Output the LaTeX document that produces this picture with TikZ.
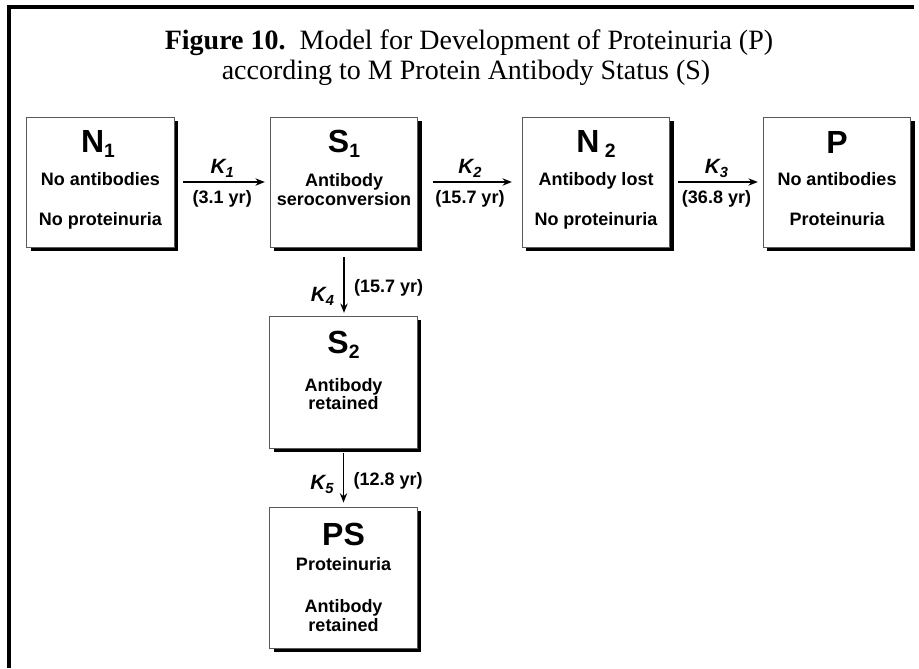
\documentclass[tikz,border=0pt]{standalone}
\usepackage{fontspec}
\setmainfont{Liberation Serif}
\setsansfont{Liberation Sans}
\usetikzlibrary{arrows.meta,shadows}

\newcommand{\stsub}[1]{\raisebox{-4pt}{\fontsize{14.5}{14}\selectfont #1}}
\newcommand{\ksub}[1]{\raisebox{-3pt}{\fontsize{11}{11}\selectfont #1}}

\tikzset{
  box/.style={draw=black!65, line width=0.7pt, fill=white, inner sep=0pt,
    minimum width=110.5pt, minimum height=97.5pt,
    general shadow={fill=black, shadow xshift=3pt, shadow yshift=-3pt}},
  head/.style={font=\sffamily\bfseries\fontsize{24}{26}\selectfont, inner sep=0pt, anchor=base},
  desc/.style={font=\sffamily\bfseries\fontsize{13.5}{15}\selectfont, inner sep=0pt, anchor=base},
  rate/.style={font=\sffamily\bfseries\fontsize{13.5}{15}\selectfont, inner sep=0pt},
  kk/.style={font=\sffamily\bfseries\itshape\fontsize{15.5}{16}\selectfont, inner sep=0pt},
  arr/.style={line width=1.1pt, -{Stealth[length=7pt,width=5.5pt]}},
  ttl/.style={font=\fontsize{21}{25}\selectfont, inner sep=0pt, anchor=base},
}

\begin{document}
\begin{tikzpicture}[x=0.75pt, y=-0.75pt]
   \useasboundingbox (0,0) rectangle (919,668);

   % frame
   \draw[line width=2.3pt] (9,668) -- (9,7) -- (914,7);

   % title
   \node[ttl] (title1) at (469,49) {\textbf{Figure 10.}\ \ Model for Development of Proteinuria (P)};
   \node[ttl] (title2) at (466,79) {according to M Protein Antibody Status (S)};

   % states
   \node[box] (n1) at (100.5,182) {};
   \node[box] (s1) at (344,182) {};
   \node[box] (n2) at (596,182) {};
   \node[box] (p)  at (837,182) {};
   \node[box, minimum height=99pt] (s2) at (343.5,382) {};
   \node[box, minimum height=105.75pt] (ps) at (343.5,577.5) {};

   \foreach \x/\y/\txt/\id in {98/152/{N\stsub{1}}/n1h, 344/152/{S\stsub{1}}/s1h,
        596/152/{N\,\stsub{2}}/n2h, 837/153/P/ph, 343.5/353/{S\stsub{2}}/s2h, 343.5/545/PS/psh}
        \node[head] (\id) at (\x,\y) {\txt};

   \foreach \x/\y/\txt/\id in {100.5/185/No antibodies/n1a, 100.5/225/No proteinuria/n1b,
        344/186/Antibody/s1a, 344/205/seroconversion/s1b,
        596/185/Antibody lost/n2a, 596/225/No proteinuria/n2b,
        837/185/No antibodies/pa, 837/225/Proteinuria/pb,
        343.5/391/Antibody/s2a, 343.5/409/retained/s2b,
        343.5/570/Proteinuria/psa, 343.5/612/Antibody/psb, 343.5/631/retained/psc}
        \node[desc] (\id) at (\x,\y) {\txt};

   % transitions
   \draw[arr, shorten <=6.5pt, shorten >=3.8pt] (n1) -- (s1)
        node[kk, midway, above=3pt] (k1) {K\ksub{1}}
        node[rate, midway, below=6pt] (r1) {(3.1 yr)};
   \draw[arr, shorten <=11pt, shorten >=7.5pt] (s1) -- (n2)
        node[kk, midway, above=3pt] (k2) {K\ksub{2}}
        node[rate, midway, below=6pt] (r2) {(15.7 yr)};
   \draw[arr, shorten <=6pt, shorten >=3.8pt] (n2) -- (p)
        node[kk, midway, above=3pt] (k3) {K\ksub{3}}
        node[rate, midway, below=6pt] (r3) {(36.8 yr)};
   \draw[arr, shorten <=7.5pt, shorten >=2pt] (s1.south) -- (s1.south |- s2.north)
        node[kk, pos=0.72, left=7pt] (k4) {K\ksub{4}}
        node[rate, pos=0.6, right=7pt] (r4) {(15.7 yr)};
   \draw[arr, shorten <=3.75pt, shorten >=3pt] (s2.south) -- (s2.south |- ps.north)
        node[kk, pos=0.62, left=7pt] (k5) {K\ksub{5}}
        node[rate, pos=0.55, right=7pt] (r5) {(12.8 yr)};

\end{tikzpicture}
\end{document}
________
Goal of the exercise: Repeat the material above word for word, please, apart from its images.

Answer below:
Output the LaTeX document that produces this picture with TikZ.
\documentclass[tikz,border=0pt]{standalone}
\usepackage{fontspec}
\setmainfont{Liberation Serif}
\setsansfont{Liberation Sans}
\usetikzlibrary{arrows.meta,shadows}

\newcommand{\stsub}[1]{\raisebox{-4pt}{\fontsize{14.5}{14}\selectfont #1}}
\newcommand{\ksub}[1]{\raisebox{-3pt}{\fontsize{11}{11}\selectfont #1}}

\tikzset{
  box/.style={draw=black!65, line width=0.7pt, fill=white, inner sep=0pt,
    minimum width=110.5pt, minimum height=97.5pt,
    general shadow={fill=black, shadow xshift=3pt, shadow yshift=-3pt}},
  head/.style={font=\sffamily\bfseries\fontsize{24}{26}\selectfont, inner sep=0pt, anchor=base},
  desc/.style={font=\sffamily\bfseries\fontsize{13.5}{15}\selectfont, inner sep=0pt, anchor=base},
  rate/.style={font=\sffamily\bfseries\fontsize{13.5}{15}\selectfont, inner sep=0pt},
  kk/.style={font=\sffamily\bfseries\itshape\fontsize{15.5}{16}\selectfont, inner sep=0pt},
  arr/.style={line width=1.1pt, -{Stealth[length=7pt,width=5.5pt]}},
  ttl/.style={font=\fontsize{21}{25}\selectfont, inner sep=0pt, anchor=base},
}

\begin{document}
\begin{tikzpicture}[x=0.75pt, y=-0.75pt]
   \useasboundingbox (0,0) rectangle (919,668);

   % frame
   \draw[line width=2.3pt] (9,668) -- (9,7) -- (914,7);

   % title
   \node[ttl] (title1) at (469,49) {\textbf{Figure 10.}\ \ Model for Development of Proteinuria (P)};
   \node[ttl] (title2) at (466,79) {according to M Protein Antibody Status (S)};

   % states
   \node[box] (n1) at (100.5,182) {};
   \node[box] (s1) at (344,182) {};
   \node[box] (n2) at (596,182) {};
   \node[box] (p)  at (837,182) {};
   \node[box, minimum height=99pt] (s2) at (343.5,382) {};
   \node[box, minimum height=105.75pt] (ps) at (343.5,577.5) {};

   \foreach \x/\y/\txt/\id in {98/152/{N\stsub{1}}/n1h, 344/152/{S\stsub{1}}/s1h,
        596/152/{N\,\stsub{2}}/n2h, 837/153/P/ph, 343.5/353/{S\stsub{2}}/s2h, 343.5/545/PS/psh}
        \node[head] (\id) at (\x,\y) {\txt};

   \foreach \x/\y/\txt/\id in {100.5/185/No antibodies/n1a, 100.5/225/No proteinuria/n1b,
        344/186/Antibody/s1a, 344/205/seroconversion/s1b,
        596/185/Antibody lost/n2a, 596/225/No proteinuria/n2b,
        837/185/No antibodies/pa, 837/225/Proteinuria/pb,
        343.5/391/Antibody/s2a, 343.5/409/retained/s2b,
        343.5/570/Proteinuria/psa, 343.5/612/Antibody/psb, 343.5/631/retained/psc}
        \node[desc] (\id) at (\x,\y) {\txt};

   % transitions
   \draw[arr, shorten <=6.5pt, shorten >=3.8pt] (n1) -- (s1)
        node[kk, midway, above=3pt] (k1) {K\ksub{1}}
        node[rate, midway, below=6pt] (r1) {(3.1 yr)};
   \draw[arr, shorten <=11pt, shorten >=7.5pt] (s1) -- (n2)
        node[kk, midway, above=3pt] (k2) {K\ksub{2}}
        node[rate, midway, below=6pt] (r2) {(15.7 yr)};
   \draw[arr, shorten <=6pt, shorten >=3.8pt] (n2) -- (p)
        node[kk, midway, above=3pt] (k3) {K\ksub{3}}
        node[rate, midway, below=6pt] (r3) {(36.8 yr)};
   \draw[arr, shorten <=7.5pt, shorten >=2pt] (s1.south) -- (s1.south |- s2.north)
        node[kk, pos=0.72, left=7pt] (k4) {K\ksub{4}}
        node[rate, pos=0.6, right=7pt] (r4) {(15.7 yr)};
   \draw[arr, shorten <=3.75pt, shorten >=3pt] (s2.south) -- (s2.south |- ps.north)
        node[kk, pos=0.62, left=7pt] (k5) {K\ksub{5}}
        node[rate, pos=0.55, right=7pt] (r5) {(12.8 yr)};

\end{tikzpicture}
\end{document}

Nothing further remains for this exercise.